Savio revealed that living in the UAE offered her an opportunity she had been looking forward to for years — to visit her mother’s birthplace in Lebanon as well as explore the Middle East.

“I have found shooting in Jordan, Palestine, Oman, the UAE, Lebanon, all very different. The responsibility of the photographer is to do research, use intuition and bring our personal integrity to any region we are in,” she said.

Elizabeth Streb, archival digital print from film negative. Dance Ink Photographs, 1997.  Courtesy: Joanne Savio


Savio further explained: “Also, I spend a lot of time walking the streets of a new location to get a sense of where I am. How does it feel? How do people react to me? Even as you travel around the states things can change, it is not the same anywhere. Assume nothing. I also look to the community I want to photograph and ask them directly.”

Some words of advice for photography enthusiasts: “I encourage all of us to remain students throughout our lives, think about the images we put out into the world and what relevance they have. I think it is important to know some of the history of photography to see where this art form started, to continue to develop our craft and to look at other people’s work. We can learn so much from looking at photographers that work in essay form, single images, new forms and ways different from our own that we may never have considered.”

To Savio, a ‘perfect’ photograph is one that: “evoke[s] questions in the viewer, make us wonder what happened before and after the image was taken. In a “perfect” world a strong photograph can attempt to tell a single frame story. I want to create images that interest people so they pause, at least for a moment, and think about what they see.”

Savio indicated that she sought inspiration from a source that is both likely and unlikely — the human face.

“I have always stared and always will. As a child, I was disciplined repeatedly for staring. It was almost as though I could not help myself. The human face intrigues me… I love studying the face and the gestures of the body, how we move, where we gaze, how the fact that we have experienced a rich life is often shown on our face. The face holds evidence that we have lived. The faces in this region offer their own gift, holding their own diverse stories, and secrets,” she said.

She is also generous with her talent, using it to draw stunning portraits of well-known personalities and artists to ordinary people.

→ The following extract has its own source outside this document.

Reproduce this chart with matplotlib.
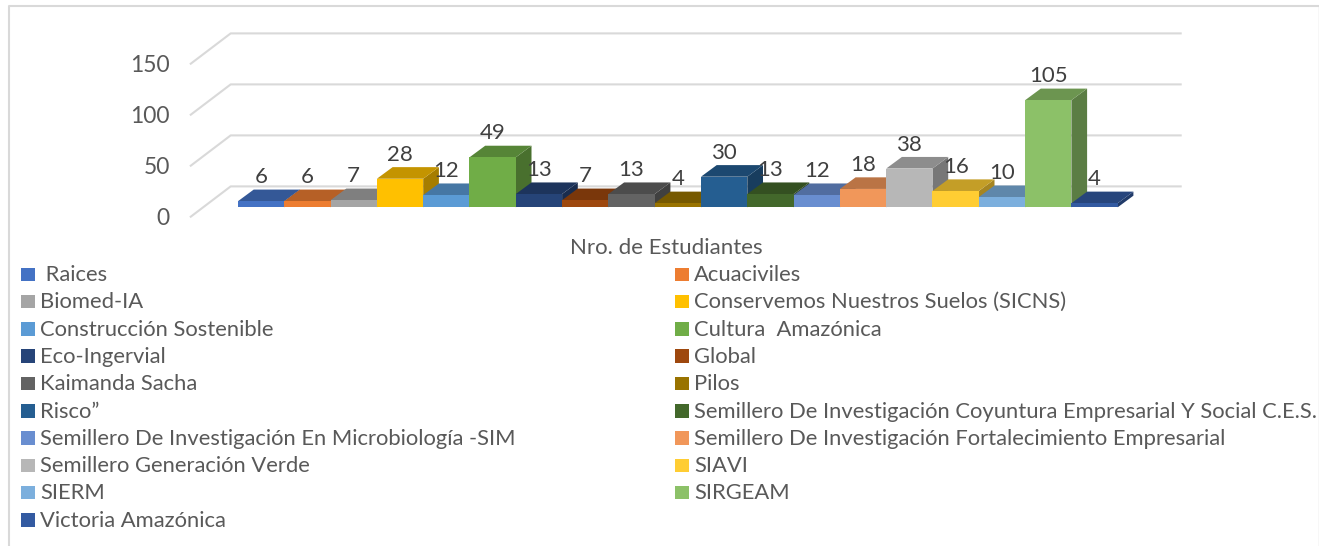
import matplotlib
matplotlib.use('Agg')
import matplotlib.pyplot as plt
from matplotlib.colors import to_rgb
from matplotlib.patches import Polygon, Rectangle

# === DATA ===
groups = [' Raices', 'Acuaciviles', 'Biomed-IA', 'Conservemos Nuestros Suelos (SICNS)',
          'Construcción Sostenible', 'Cultura  Amazónica', 'Eco-Ingervial', 'Global',
          'Kaimanda Sacha', 'Pilos', 'Risco”',
          'Semillero De Investigación Coyuntura Empresarial Y Social C.E.S.',
          'Semillero De Investigación En Microbiología -SIM',
          'Semillero De Investigación Fortalecimiento Empresarial',
          'Semillero Generación Verde', 'SIAVI', 'SIERM', 'SIRGEAM', 'Victoria Amazónica']
students = [6, 6, 7, 28, 12, 49, 13, 7, 13, 4, 30, 13, 12, 18, 38, 16, 10, 105, 4]
colors = ['#4472C4', '#ED7D31', '#A5A5A5', '#FFC000', '#5B9BD5', '#70AD47', '#264478',
          '#9E480E', '#636363', '#997300', '#255E91', '#43682B', '#698ED0', '#F1975A',
          '#B7B7B7', '#FFCD33', '#7CAFDD', '#8CC168', '#335AA1']
value_ticks = [0, 50, 100, 150]
axis_title = 'Nro. de Estudiantes'

W, H = 1319, 546
plt.rcParams['font.family'] = ['Lato', 'DejaVu Sans']


def shade(color, k):
    return tuple(c * k for c in to_rgb(color))


fig = plt.figure(figsize=(W / 100, H / 100), dpi=100)

# frame of the chart area, in figure pixels
bg = fig.add_axes([0, 0, 1, 1])
bg.set_xlim(0, W)
bg.set_ylim(H, 0)
bg.axis('off')
bg.plot([9, 9, 1318], [H, 6, 6], color='#D9D9D9', lw=1.5)
bg.plot([1318.5, 1318.5], [6, H], color='#D9D9D9', lw=1)

# axes: one bar per x unit, y in students
px_per_val = 1.02
left, base, bar_w = 238, 207.3, 46.3
ax = fig.add_axes([left / W, (H - base) / H, bar_w * 19 / W, 150 * px_per_val / H])
ax.set_xlim(0, 19)
ax.set_ylim(0, 150)
ax.axis('off')
ax.patch.set_alpha(0)

depth_x, depth_y = 15.7 / bar_w, 11.6 / px_per_val

# gridlines on the wall and the floor
for v in value_ticks:
    ax.plot([-1.02, -0.158, 20.36], [v - 9.2, v + 20.5, v + 20.5], color='#D9D9D9',
            lw=1.5, clip_on=False, zorder=1)
    ax.text(-1.47, v - 10.5, str(v), ha='right', va='center', fontsize=16.5,
            color='#595959', clip_on=False)

# left to right, so each bar hides the lower part of its neighbour's side
for i, v in enumerate(students):
    top = [(i, v), (i + 1, v), (i + 1 + depth_x, v + depth_y), (i + depth_x, v + depth_y)]
    side = [(i + 1, 0), (i + 1 + depth_x, depth_y), (i + 1 + depth_x, v + depth_y), (i + 1, v)]
    ax.add_patch(Polygon(side, fc=shade(colors[i], 0.65), ec='none', clip_on=False, zorder=2))
    ax.add_patch(Polygon(top, fc=shade(colors[i], 0.77), ec='none', clip_on=False, zorder=2))
    ax.add_patch(Rectangle((i, 0), 1, v, fc=colors[i], ec='none', clip_on=False, zorder=2))
    ax.text(i + 0.5, v + 23.5, str(v), ha='center', va='center', fontsize=16,
            color='#404040', clip_on=False, zorder=5)

bg.text(666, 248.5, axis_title, ha='center', va='center', fontsize=16, color='#595959')

# legend, two columns, filled row by row
for i, name in enumerate(groups):
    row = i // 2
    y = 274 + row * 27.3
    sq_x, txt_x = (21, 40) if i % 2 == 0 else (675, 694)
    bg.add_patch(Rectangle((sq_x, y - 6.5), 13.5, 13.5, fc=colors[i], ec='none'))
    bg.text(txt_x, y + 1, name, ha='left', va='center', fontsize=15.8, color='#595959')

fig.savefig('out.png', dpi=100)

“My camera lens has been fortunate to gaze upon people from all walks of life. Everyone has a story. Every person I pass on the street holds stories inside them. I have learned so much from my subjects,” she said, adding: “I research, if possible, who I will be shooting to be able to make them realise I have an interest in who they are, not just what they do. I am extremely grateful for being able to do the work I do. It is a blessing.”

However, it could also be a curse — especifically when it means being asked to choose which images are her favourite, out of the thousands, or more, that she has taken in the past decades.

“That is a difficult question, almost like choosing which of your children is your favourite,” she said laughingly.

Savio noted though: “If I had to choose it would be images of my husband of 45 years, and our daughter, Jasmine. I have photographed them both throughout our lives together.”

She also indicated her fondness for a photograph she had taken of Trisha Brown and Robert Rauschenberg, whose critically-acclaimed partnership was instrumental in the development of Postmodern dance.

“You can feel the love and trust in that friendship and to have those two iconic artists in my studio was a real gift. I will never forget it. We connected as people and they stayed for hours after the session, we laughed and shared stories of our lives. It was like being in a dream,” she said wistfully.

While Grace is an exhibition dedicated to movement and light, Savio’s future projects touch on darker subjects.

“I have a few things in mind, one is starting to use single images and combining them with sound, as installations pieces. I am working on a sound/image piece about a man who took his own life at Abu Ghraib, and another sound/composition contrasting the sound of nature with graffiti in Georgia,” she said.

Nevertheless, Savio stated that she would return to her original passion: portrait photography.

“I’ll continue to do portraits the rest of my life, and I have a few ideas about the next portrait series. Photography has always given me an opportunity to try and understand things about people and the world around me that I find confusing,” Savio said.

Nathalie Farah is a writer based in Abu Dhabi.

Grace: A Retrospective of Dance Portraiture and Performance 1986-2004 will run until February 25 at The Project Space, New York University Abu Dhabi, Saadiyat island.